After a minor hit, “Freedom Blues” in 1970, Little Richard entered the rock n’ roll revival circuit which seemed to lock him in place as a 1950s legend who was now viewed more with nostalgia than as cutting-edge. In 1976 he re-recorded several of his most popular hits for K-Tel Records to offer expanded high tech recreations of these classics for an audience more in tune with the disco sound. Then in 1979, Little Richard quit rock and roll once again to return to evangelism with the release of the gospel album, God’s Beautiful City.
Through the 1980s and 1990s, Richard made sporadic comebacks in the public eye, releasing an authorized biography, Quasar of Rock: The Life and Times of Little Richard in 1985, having a bit part in the hit movie Down and Out in Beverly Hills, and performing cameos on recordings by U2, B.B. King, Johnny Cash, Jerry Lee Lewis, Cinderella and Living Colour. His final album was released in 1992 and his life was dramatized for the 2000 biographical film Little Richard, which focused on his heyday in the fifties and sixties. While continuing to perform both gospel and secular rock, the frequency of Little Richard’s performance diminished in the 21st century before his death in May 2020 at the age of 87.

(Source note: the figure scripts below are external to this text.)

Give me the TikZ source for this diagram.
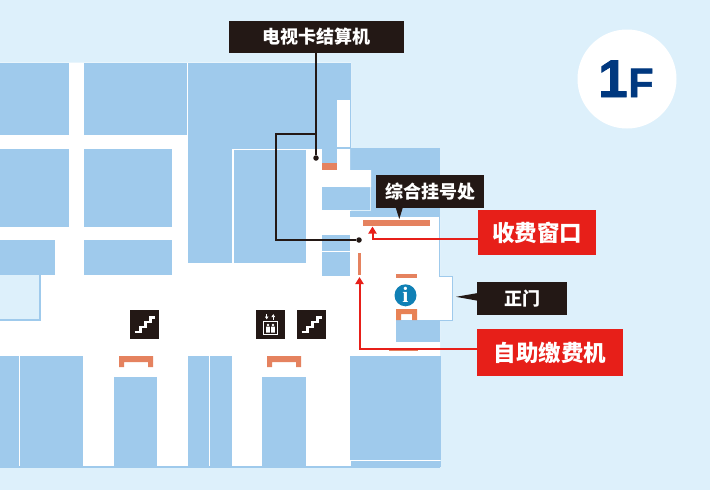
\documentclass[tikz,border=0pt]{standalone}
\usepackage{fontspec}
\setmainfont[BoldFeatures={FakeBold=1.5}]{Liberation Sans}
\newfontfamily\cjkfont{Noto Sans CJK SC}
\newfontfamily\infofont{Liberation Serif}
\usetikzlibrary{arrows.meta}
\definecolor{skybg}{HTML}{DDF0FB}
\definecolor{roomblue}{HTML}{9FCAEC}
\definecolor{barorange}{HTML}{E5825F}
\definecolor{tagblack}{HTML}{231815}
\definecolor{tagred}{HTML}{E71F19}
\definecolor{infoblue}{HTML}{1080B5}
\definecolor{floornavy}{HTML}{00387F}
\begin{document}
\begin{tikzpicture}[
		x=1pt,y=-1pt,
		blacktag/.style={
		% The shape:
		rectangle,
		inner sep=0pt,
		% The filling:
		fill=tagblack,
		% Font
		text=white,
		font=\cjkfont\bfseries\fontsize{18}{20}\selectfont
		},
		redtag/.style={
		rectangle,
		inner sep=0pt,
		fill=tagred,
		text=white,
		font=\cjkfont\bfseries\fontsize{22.5}{26}\selectfont
		},
		bar/.style={
		rectangle,
		inner sep=0pt,
		fill=barorange
		},
		leaderdot/.style={
		circle,
		inner sep=0pt,
		minimum size=5.5pt,
		fill=tagblack
		},
		iconbox/.style={
		rectangle,
		inner sep=0pt,
		minimum size=29pt,
		fill=tagblack
		},
		leader/.style={draw=tagblack,line width=1.5pt},
		redline/.style={draw=tagred,line width=2pt,-{Triangle[length=7pt,width=8pt]}},
		stairline/.style={draw=white,line width=2.2pt}
	]
	\useasboundingbox (0,0) rectangle (710,490);
	\fill[skybg] (0,0) rectangle (710,490);

	% floor and door
	\fill[white] (0,62.5) -- (351,62.5) -- (351,217) -- (440,217) -- (440,466) -- (0,466) -- cycle;
	\fill[white,draw=roomblue,line width=1pt] (439,276) -- (452,276) -- (452,320) -- (439,320);
	\fill[roomblue] (439.2,217) rectangle (440.2,276);
	\fill[roomblue] (0,466) rectangle (440,468);

	% rooms: x1/y1/x2/y2
	\foreach \xa/\ya/\xb/\yb in {0/62.5/68.5/135, 84/62.5/187/135, 188/62.5/351/149,
		0/149/68.5/226.5, 84/149/172/226.5, 188/149/232/263, 234/150/306/263,
		322/149/337/163, 350/148/440/170, 371/170/440/217, 350/211/371/217,
		322/187/370/210, 322/235/350/251, 322/252/350/276, 0/240/55/275, 84/240/172/275,
		0/356/19/466, 20/356/83/466, 114/377/157/466, 188/356/209/466, 210/356/232/466,
		262/377/306/466, 350/356/441/460, 351/461/441/467, 396/320/440/342}
		\fill[roomblue] (\xa,\ya) rectangle (\xb,\yb);
	\fill[white] (337,100) rectangle (350,147);
	\fill[white] (337,149) rectangle (350,170) (350,170) rectangle (371,187);
	\fill[skybg] (0,275) rectangle (40,320);
	\draw[roomblue,line width=1.5pt] (40,275) -- (40,320) -- (0,320);

	% counters
	\node (tvbar)[bar,minimum width=15pt,minimum height=7pt] at (329.5,166.5) {};
	\node (windowbar)[bar,minimum width=67pt,minimum height=6pt] at (396.5,223) {};
	\node (selfbar)[bar,minimum width=3.5pt,minimum height=22pt] at (359.3,264) {};
	\node (infobar)[bar,minimum width=21pt,minimum height=3.5pt] at (406.3,276.2) {};
	\node (lowbar)[bar,minimum width=29pt,minimum height=3pt] at (403.5,349.5) {};
	\foreach \x in {119,267}
		\fill[barorange] (\x,356) -- ++(34,0) -- ++(0,11) -- ++(-5,0) -- ++(0,-5) -- ++(-24,0) -- ++(0,5) -- ++(-5,0) -- cycle;
	\fill[barorange!90!orange] (396,320) -- (396,309) -- (417,309) -- (417,320) -- (412,320) -- (412,314) -- (401,314) -- (401,320) -- cycle;

	% info
	\node (info)[circle,inner sep=0pt,minimum size=22pt,fill=infoblue,text=white,font=\infofont\bfseries\fontsize{22}{22}\selectfont] at (405.5,295.3) {i};

	% icons
	\node (stairleft)[iconbox] at (144,324.5) {};
	\node (lift)[iconbox] at (270.5,324.5) {};
	\node (stairright)[iconbox] at (311.5,324.5) {};
	\foreach \x in {134.5,301.5}
		\draw[stairline] (\x,332) -- ++(6,0) -- ++(0,-5) -- ++(5,0) -- ++(0,-5) -- ++(5,0) -- ++(0,-4.5) -- ++(4.5,0);
	\draw[white,line width=.8pt] (263.5,321) rectangle (277.5,334);
	\fill[white] (268,325) circle (1.3pt) (273,325) circle (1.3pt);
	\fill[white] (266.2,326.5) rectangle (269.8,332.5) (271.2,326.5) rectangle (274.8,332.5);
	\draw[white,line width=1pt,-{Latex[length=3pt,width=4pt]}] (266.7,314) -- (266.7,319.5);
	\draw[white,line width=1pt,-{Latex[length=3pt,width=4pt]}] (273.3,319.5) -- (273.3,314);

	% tags
	\node (tvtag)[blacktag,minimum width=175pt,minimum height=32pt] at (316,37) {电视卡结算机};
	\node (regtag)[blacktag,minimum width=108pt,minimum height=33pt] at (430,191.5) {综合挂号处};
	\node (doortag)[blacktag,minimum width=90pt,minimum height=33pt] at (522,298.5) {正门\hspace{3pt}};
	\node (paytag)[redtag,minimum width=118pt,minimum height=45pt] at (537,232.5) {收费窗口};
	\node (selftag)[redtag,minimum width=146pt,minimum height=47pt] at (550,352.5) {自助缴费机};
	\fill[tagblack] (395.5,207) -- (399.3,219) -- (403,207) -- cycle;
	\fill[tagblack] (478,293) -- (456,296.8) -- (478,300.8) -- cycle;

	% leader lines
	\node (tvdot)[leaderdot] at (316,158) {};
	\node (windowdot)[leaderdot] at (359,240) {};
	\coordinate (branch) at (316,134);
	\coordinate (elbow) at (276,240);
	\draw[leader] (tvtag) -- (tvdot);
	\draw[leader] (branch) -| (elbow) -- (windowdot);

	% red arrows
	\coordinate (paytip) at (372.5,226.5);
	\coordinate (selftip) at (359.5,277);
	\draw[redline] ([yshift=-6.5pt]paytag.west) -| (paytip);
	\draw[redline] ([yshift=3.5pt]selftag.west) -| (selftip);

	% floor badge
	\node (badge)[circle,inner sep=0pt,minimum size=99pt,fill=white] at (627,79) {};
	\node (one)[inner sep=0pt,anchor=base,text=floornavy,font=\bfseries\fontsize{53}{53}\selectfont] at (613,97) {1};
	\node (floorF)[inner sep=0pt,anchor=base,text=floornavy,font=\bfseries\fontsize{41}{41}\selectfont] at (641,97) {F};
\end{tikzpicture}
\end{document}
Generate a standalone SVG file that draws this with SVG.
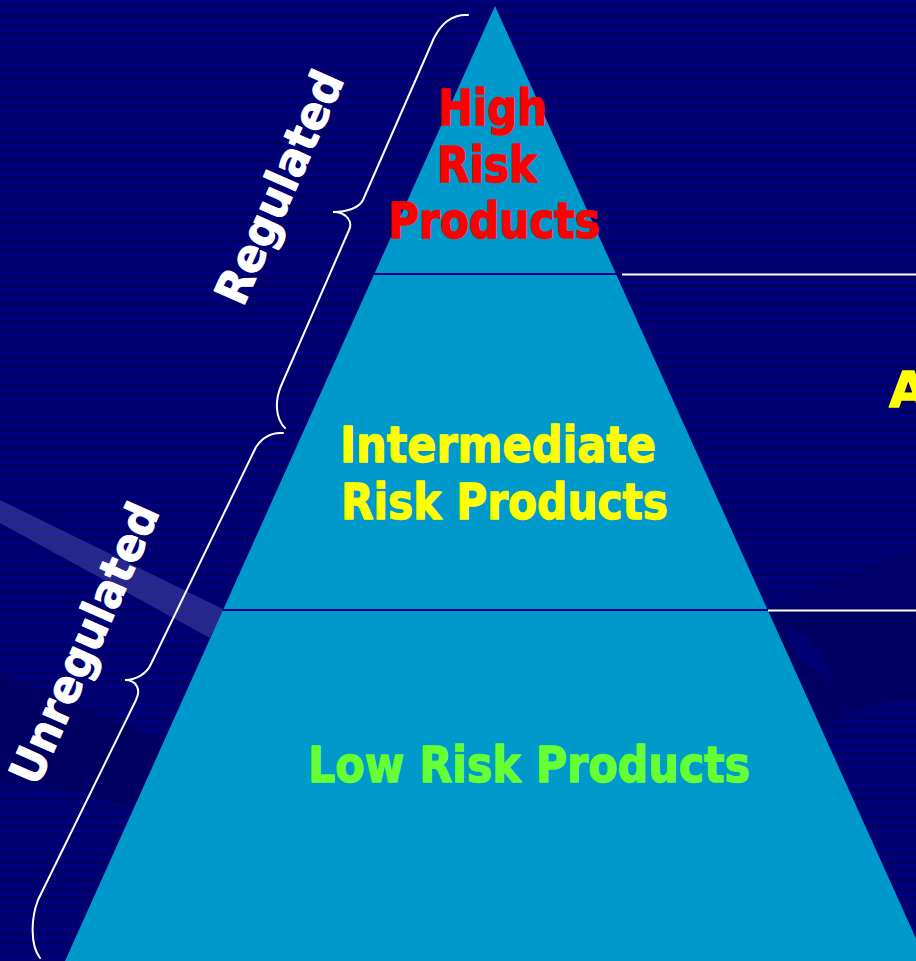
<svg xmlns="http://www.w3.org/2000/svg" width="916" height="961" viewBox="0 0 916 961">
  <defs>
    <pattern id="stripes" width="916" height="9" patternUnits="userSpaceOnUse">
      <rect width="916" height="9" fill="#00007a"/>
      <rect y="5" width="916" height="4" fill="#000066"/>
    </pattern>
    <style>
      .tier { fill: #0099cc; }
      .divider { stroke: #000080; stroke-width: 2; fill: none; }
      .leader { stroke: #ffffff; stroke-width: 2; fill: none; }
      .brace { stroke: #ffffff; stroke-width: 2; fill: none; stroke-linecap: round; }
      .label { font-family: "DejaVu Sans", "Liberation Sans", sans-serif; font-weight: bold; font-size: 50px; stroke-width: 1.4; stroke-linejoin: round; }
      .red { fill: #ff0000; stroke: #ff0000; }
      .yellow { fill: #ffff00; stroke: #ffff00; }
      .green { fill: #66ff33; stroke: #66ff33; }
      .side { font-family: "DejaVu Sans", "Liberation Sans", sans-serif; font-weight: bold; font-size: 46px; fill: #ffffff; stroke: #ffffff; stroke-width: 1; stroke-linejoin: round; }
    </style>
  </defs>

  <!-- background with horizontal banding and template shapes -->
  <g id="background">
    <rect width="916" height="961" fill="url(#stripes)"/>
    <path d="M0,672 L172,746 L150,800 C130,806 118,806 108,800 C80,788 40,784 0,785 Z" fill="#000062"/>
    <path d="M916,548 L767,610 L916,610 Z" fill="#000068"/>
    <path d="M768,612 L916,612 L916,700 C885,702 860,706 840,716 L822,730 Z" fill="#000062"/>
    <path d="M785,628 C805,632 825,650 832,680 C815,672 800,660 790,645 Z" fill="#00007a" opacity="0.8"/>
    <path d="M0,500 L225,610 L210,638 L0,523 Z" fill="#8c8cd8" opacity="0.28"/>
  </g>

  <!-- pyramid tiers -->
  <g id="tier-high">
    <polygon class="tier" points="495,6 616,274 374.3,274"/>
    <text class="label red" x="438" y="125" textLength="109" lengthAdjust="spacingAndGlyphs">High</text>
    <text class="label red" x="437" y="182" textLength="100" lengthAdjust="spacingAndGlyphs">Risk</text>
    <text class="label red" x="388" y="238" textLength="212" lengthAdjust="spacingAndGlyphs">Products</text>
  </g>
  <g id="tier-intermediate">
    <polygon class="tier" points="374.3,274 616,274 767.7,610 223,610"/>
    <text class="label yellow" x="340" y="462" textLength="316" lengthAdjust="spacingAndGlyphs">Intermediate</text>
    <text class="label yellow" x="341" y="519" textLength="327" lengthAdjust="spacingAndGlyphs">Risk Products</text>
  </g>
  <g id="tier-low">
    <polygon class="tier" points="223,610 767.7,610 926.2,961 65,961"/>
    <text class="label green" x="308" y="782" textLength="442" lengthAdjust="spacingAndGlyphs">Low Risk Products</text>
  </g>

  <!-- tier dividers and leader lines -->
  <g id="connectors">
    <line class="divider" x1="374" y1="274" x2="616" y2="274"/>
    <line class="divider" x1="223" y1="610" x2="768" y2="610"/>
    <line class="leader" x1="622" y1="274.5" x2="916" y2="274.5"/>
    <line class="leader" x1="768" y1="610.5" x2="916" y2="610.5"/>
  </g>

  <!-- side braces -->
  <g id="brace-regulated">
    <path class="brace" d="M468,15 C452,14 441,24 434,38 L363,200 C359,208 347,212 333,212 C347,212 353,222 349,230 L281,386 C275,400 275,418 285,428"/>
    <text class="side" transform="translate(283,189) rotate(-66)" x="0" y="12" text-anchor="middle" textLength="250" lengthAdjust="spacingAndGlyphs">Regulated</text>
  </g>
  <g id="brace-unregulated">
    <path class="brace" d="M283,433 C270,432 262,438 256,447 L151,664 C147,673 137,680 125,680 C137,680 141,690 136,700 L38,900 C31,918 30,945 40,958"/>
    <text class="side" transform="translate(88,645) rotate(-66)" x="0" y="12" text-anchor="middle" textLength="302" lengthAdjust="spacingAndGlyphs">Unregulated</text>
  </g>

  <g id="label-right">
    <text class="label yellow" x="889" y="407">A</text>
  </g>
</svg>
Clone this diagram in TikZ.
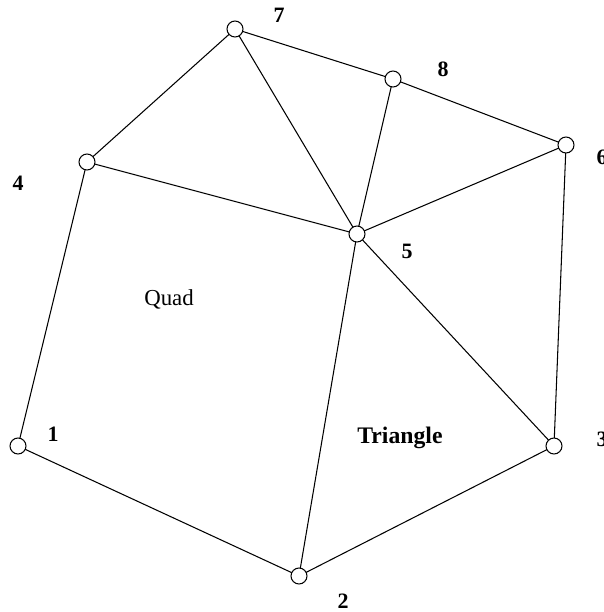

Ray Charles once introduced Little Richard in the 1980s as “a man that started a kind of music that set the pace for a lot of what’s happening today.” This was a vast understatement as he influenced so many legends over the decades from Elvis Presley and Buddy Holly, to James Brown and Otis Redding, to the Beatles and the Rolling Stones, to Elton John and Freddie Mercury, to hard rock staples like Deep Purple and Motörhead, to groups like the Sonics and the very inception of the punk rock genre. From humble beginnings in segregated Georgia Little Richard merged the inspiration of gospel with pounding rhythm & blues and a gleeful, wailing voice to alter the course of modern music throughout the world.